Türkiye’nin gereksiz yere hırçın, akılsız, bilgisiz, problemli, mantıksız, sorun çıkarıcı gibi görünmesine gerek yok. Böyle bir lüksü de yok. NATO’nun ve genelde Batı’nın trolü gibi görünmek, kendimizi o konuma oturtmak çok akıllıca olmayabilir. “Benim için şunu yapmazsanız o zaman ben de şunu onaylamam” denebilir belki ama bu tür müzakereler genelde kapalı kapılar ardında yürütülür. Türkiye, 1) Batı için, NATO için, ABD için bir neden önemli olduğunu, 2) onun için aktif ve pasif olarak hangi faydaları sağladığını, hangi fedakarlıkları yaptığını, 3) Türkiye olmazsa, giderse, işbirliği yapmazsa bu aktörlerin hangi sorunlarla karşılaşabileceğini, 4) Türkiye’ye hangi yanlışların yapıldığını anlaşılır bir İngilizce ile, tane tane, efendi efendi anlatmayı hala bir türlü beceremiyoruz. Türkiye’nin Batı ile ilişkisi duygusallıkla, heyecanla, kendimizi iyi hissetmek için tribünlere oynayarak yürütülebilecek, anlaşılabilecek, üstesinden gelinebilecek bir ilişki değildir. Gereksiz yere Batı’nın NATO’nun “öbürü” olursak bu çok yanlış ve (nasıl denir) acıklı olur.

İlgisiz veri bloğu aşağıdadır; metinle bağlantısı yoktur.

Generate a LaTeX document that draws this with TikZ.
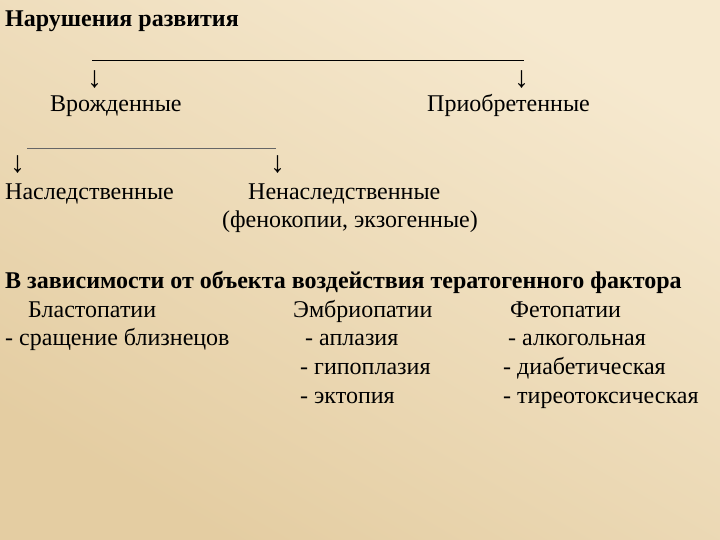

Derdimizi iyi anlatmak, ittifak dengeleri iyi gözetmek, dersimizi iyi çalışmak, bizimle aynı ya da benzer düşünen/düşünebilecek, ortak çıkarları olan üyelerle işbirliği yapmak çok önemli olabilir. Ve elbette gerekirse sorun çıkaran, gürültü yapan üye olmaktan kaçınmamalıyız ama bunu bilgi, düşünce ve hesapla yapmanın, gerçekçi ve sabırlı olmanın, bir hamlede bulunmadan önce bunun fikri, hukuki, diplomatik, psikolojik, algısal altyapısını kurmanın önemini ıskalayamayız. Biz Yunanistan değiliz, zamanında ona gösterilmiş müsamaha bize gösterilmeyebilir. NATO’nun bize karşı özel olarak menfi algısı olmayan üyelerini de bize karşı olmaya itebilecek adımlar akıllıca mı? “Karşı taraf da sert yapmaya karar verirse krizi nereye kadar tırmandırabiliriz?” diye sormadan bir gerilimden diğerine atlamak rasyonel değildir. İstemeden ve farkında olmadan da olsa Rusya’nın işine yarayacak gibi görünen adımlar atmak sakıncalıdır. Türkiye’nin “anlaşma müttefikleri”nin önemli bir kısmının Ankara’ya silah ambargosu koyduğu bir dönemdeyiz. Üyelerle Türkiye’nin tehdit algılamaları, öncelikleri, kullandıkları dil ve tarzları arasındaki makas açılıyor.

Türkiye’nin ittifaktan çıkarılması prosedürel olarak mümkün değil gibi görünüyor ama pratikte daha da dışlanması, üyeliğinin üzerindeki asteriks ve soru işaretinin derinleşmesinin güvenliğimiz açısından ciddi somut menfi sonuçları olabilir.